** BEGIN Collected data **

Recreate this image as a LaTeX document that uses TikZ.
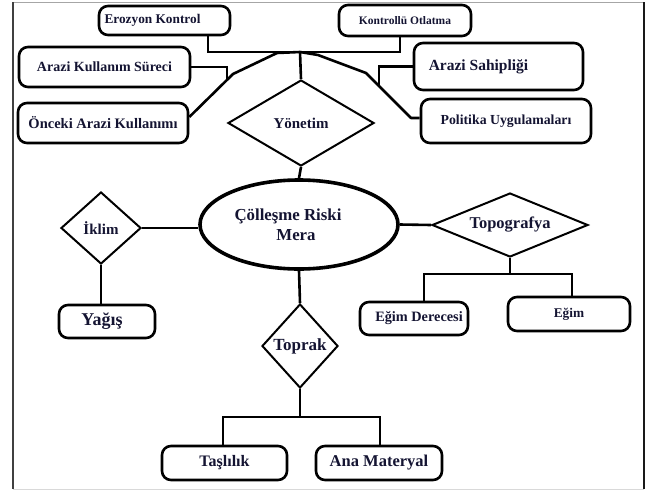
\documentclass[tikz,border=0pt]{standalone}
\usepackage{fontspec}
\setmainfont{Liberation Serif}
\usetikzlibrary{shapes.geometric,calc}
\definecolor{txt}{RGB}{20,20,50}
\begin{document}
\begin{tikzpicture}[x=1pt,y=-1pt,
  fsz/.style={font=\fontsize{#1}{#1}\selectfont\bfseries},
  box/.style={draw,rounded corners=9pt,line width=2.6pt,inner sep=0pt,text=txt},
  dia/.style={draw,diamond,line width=2pt,inner sep=0pt,text=txt},
  conn/.style={line width=2.6pt}]
\useasboundingbox (0,0) rectangle (648,490);
% frame
\draw[gray!70,line width=0.8pt] (13,2) -- (644,2);
\draw[gray!30,line width=0.8pt] (13,489) -- (644,489);
\draw[black!75,line width=1.6pt] (13,2) -- (13,489);
\draw[black!90,line width=1.6pt] (644,2) -- (644,489);

% top boxes
\node[box,fsz=13.3,minimum width=131pt,minimum height=29pt] (ero) at (164.5,20.5) {Erozyon Kontrol\hspace*{24pt}};
\node[box,fsz=11.5,minimum width=132pt,minimum height=31pt] (kon) at (405,20.5) {Kontrollü Otlatma};
\node[box,fsz=14,minimum width=171pt,minimum height=40pt] (aks) at (104.5,67) {Arazi Kullanım Süreci};
\node[box,fsz=14.5,minimum width=170pt,minimum height=40pt] (onc) at (103,123) {Önceki Arazi Kullanımı};
\node[box,fsz=15.5,minimum width=169pt,minimum height=47pt] (sah) at (498.5,66.5) {Arazi Sahipliği\hspace*{40pt}};
\node[box,fsz=13.8,minimum width=170pt,minimum height=44pt] (pol) at (506,121) {Politika Uygulamaları};

% diamonds and ellipse
\node[dia,fsz=15,minimum width=146pt,minimum height=86pt] (yon) at (301,123) {Yönetim};
\node[draw,ellipse,line width=3.6pt,minimum width=198pt,minimum height=89pt,inner sep=0pt,text=txt,
      align=center,font=\fontsize{16.8}{19.5}\selectfont\bfseries] (ell) at (299,224.5)
      {Çölleşme Riski\hspace*{22pt}\\Mera\hspace*{6pt}};
\node[dia,fsz=15,minimum width=80pt,minimum height=72pt] (ikl) at (101,228) {İklim};
\node[dia,fsz=16.5,shape aspect=2.4,minimum width=156pt,minimum height=64pt] (top) at (510,225) {Topografya};
\node[dia,fsz=17,minimum width=76pt,minimum height=84pt] (tpr) at (300,346) {Toprak};

% lower boxes
\node[box,fsz=18,minimum width=96pt,minimum height=33pt] (yag) at (107,321.5) {Yağış\hspace*{10pt}};
\node[box,fsz=14.3,minimum width=108pt,minimum height=33pt] (egd) at (414,318.5) {\hspace*{10pt}Eğim Derecesi};
\node[box,fsz=13.3,minimum width=122pt,minimum height=34pt] (egm) at (569,314) {Eğim};
\node[box,fsz=16,minimum width=125pt,minimum height=34pt] (tas) at (224.5,463) {Taşlılık};
\node[box,fsz=16.5,minimum width=126pt,minimum height=34pt] (ana) at (379,463) {Ana Materyal};

% junction coordinates
\coordinate (hub) at (300,52);
\coordinate (l1) at (233,74);
\coordinate (l2) at (277,53);
\coordinate (lj) at (227,80);
\coordinate (r0) at (411,118);
\coordinate (r1) at (366,73);
\coordinate (r2) at (318,55);
\coordinate (rj) at (379,86);
\coordinate (tj) at (510,274);
\coordinate (bj) at (300,417);

% top connectors
\draw[conn] ([xshift=43.5pt]ero.south) -- ([xshift=43.5pt]ero.south |- hub) -- ([xshift=-5pt]kon.south |- hub) -- ([xshift=-5pt]kon.south);
\draw[conn] (hub) -- (yon.north);
\draw[conn,line join=round] ([yshift=6pt]onc.east) -- (l1) -- (l2) -- (hub);
\draw[conn] (aks.east) -| (lj);
\draw[conn,line join=round] ([yshift=3pt]pol.west) -- (r0) -- (r1) -- (r2) -- (hub);
\draw[conn] (sah.west) -| (rj);

% middle connectors
\draw[conn] (yon.south) -- (ell.north);
\draw[conn] (ikl.east) -- (ikl.east -| ell.west);
\draw[conn] (ell.east) -- (top.west);
\draw[conn] (ikl.south) -- (ikl.south |- yag.north);
\draw[conn] (ell.south) -- (tpr.north);
\draw[conn] (top.south) -- (tj);
\draw[conn] ([xshift=10pt]egd.north) |- (tj) -| ([xshift=3pt]egm.north);

% bottom connectors
\draw[conn] (tpr.south) -- (bj);
\draw[conn] ([xshift=-1.5pt]tas.north) |- (bj) -| ([xshift=1pt]ana.north);
\end{tikzpicture}
\end{document}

** END Collected data **

Give back the whole listing as it stands, minus its pictures.

▶ [Solution to the problem]
Recreate this image as a LaTeX document that uses TikZ.
\documentclass[tikz,border=0pt]{standalone}
\usepackage{fontspec}
\setmainfont{Liberation Serif}
\usetikzlibrary{shapes.geometric,calc}
\definecolor{txt}{RGB}{20,20,50}
\begin{document}
\begin{tikzpicture}[x=1pt,y=-1pt,
  fsz/.style={font=\fontsize{#1}{#1}\selectfont\bfseries},
  box/.style={draw,rounded corners=9pt,line width=2.6pt,inner sep=0pt,text=txt},
  dia/.style={draw,diamond,line width=2pt,inner sep=0pt,text=txt},
  conn/.style={line width=2.6pt}]
\useasboundingbox (0,0) rectangle (648,490);
% frame
\draw[gray!70,line width=0.8pt] (13,2) -- (644,2);
\draw[gray!30,line width=0.8pt] (13,489) -- (644,489);
\draw[black!75,line width=1.6pt] (13,2) -- (13,489);
\draw[black!90,line width=1.6pt] (644,2) -- (644,489);

% top boxes
\node[box,fsz=13.3,minimum width=131pt,minimum height=29pt] (ero) at (164.5,20.5) {Erozyon Kontrol\hspace*{24pt}};
\node[box,fsz=11.5,minimum width=132pt,minimum height=31pt] (kon) at (405,20.5) {Kontrollü Otlatma};
\node[box,fsz=14,minimum width=171pt,minimum height=40pt] (aks) at (104.5,67) {Arazi Kullanım Süreci};
\node[box,fsz=14.5,minimum width=170pt,minimum height=40pt] (onc) at (103,123) {Önceki Arazi Kullanımı};
\node[box,fsz=15.5,minimum width=169pt,minimum height=47pt] (sah) at (498.5,66.5) {Arazi Sahipliği\hspace*{40pt}};
\node[box,fsz=13.8,minimum width=170pt,minimum height=44pt] (pol) at (506,121) {Politika Uygulamaları};

% diamonds and ellipse
\node[dia,fsz=15,minimum width=146pt,minimum height=86pt] (yon) at (301,123) {Yönetim};
\node[draw,ellipse,line width=3.6pt,minimum width=198pt,minimum height=89pt,inner sep=0pt,text=txt,
      align=center,font=\fontsize{16.8}{19.5}\selectfont\bfseries] (ell) at (299,224.5)
      {Çölleşme Riski\hspace*{22pt}\\Mera\hspace*{6pt}};
\node[dia,fsz=15,minimum width=80pt,minimum height=72pt] (ikl) at (101,228) {İklim};
\node[dia,fsz=16.5,shape aspect=2.4,minimum width=156pt,minimum height=64pt] (top) at (510,225) {Topografya};
\node[dia,fsz=17,minimum width=76pt,minimum height=84pt] (tpr) at (300,346) {Toprak};

% lower boxes
\node[box,fsz=18,minimum width=96pt,minimum height=33pt] (yag) at (107,321.5) {Yağış\hspace*{10pt}};
\node[box,fsz=14.3,minimum width=108pt,minimum height=33pt] (egd) at (414,318.5) {\hspace*{10pt}Eğim Derecesi};
\node[box,fsz=13.3,minimum width=122pt,minimum height=34pt] (egm) at (569,314) {Eğim};
\node[box,fsz=16,minimum width=125pt,minimum height=34pt] (tas) at (224.5,463) {Taşlılık};
\node[box,fsz=16.5,minimum width=126pt,minimum height=34pt] (ana) at (379,463) {Ana Materyal};

% junction coordinates
\coordinate (hub) at (300,52);
\coordinate (l1) at (233,74);
\coordinate (l2) at (277,53);
\coordinate (lj) at (227,80);
\coordinate (r0) at (411,118);
\coordinate (r1) at (366,73);
\coordinate (r2) at (318,55);
\coordinate (rj) at (379,86);
\coordinate (tj) at (510,274);
\coordinate (bj) at (300,417);

% top connectors
\draw[conn] ([xshift=43.5pt]ero.south) -- ([xshift=43.5pt]ero.south |- hub) -- ([xshift=-5pt]kon.south |- hub) -- ([xshift=-5pt]kon.south);
\draw[conn] (hub) -- (yon.north);
\draw[conn,line join=round] ([yshift=6pt]onc.east) -- (l1) -- (l2) -- (hub);
\draw[conn] (aks.east) -| (lj);
\draw[conn,line join=round] ([yshift=3pt]pol.west) -- (r0) -- (r1) -- (r2) -- (hub);
\draw[conn] (sah.west) -| (rj);

% middle connectors
\draw[conn] (yon.south) -- (ell.north);
\draw[conn] (ikl.east) -- (ikl.east -| ell.west);
\draw[conn] (ell.east) -- (top.west);
\draw[conn] (ikl.south) -- (ikl.south |- yag.north);
\draw[conn] (ell.south) -- (tpr.north);
\draw[conn] (top.south) -- (tj);
\draw[conn] ([xshift=10pt]egd.north) |- (tj) -| ([xshift=3pt]egm.north);

% bottom connectors
\draw[conn] (tpr.south) -- (bj);
\draw[conn] ([xshift=-1.5pt]tas.north) |- (bj) -| ([xshift=1pt]ana.north);
\end{tikzpicture}
\end{document}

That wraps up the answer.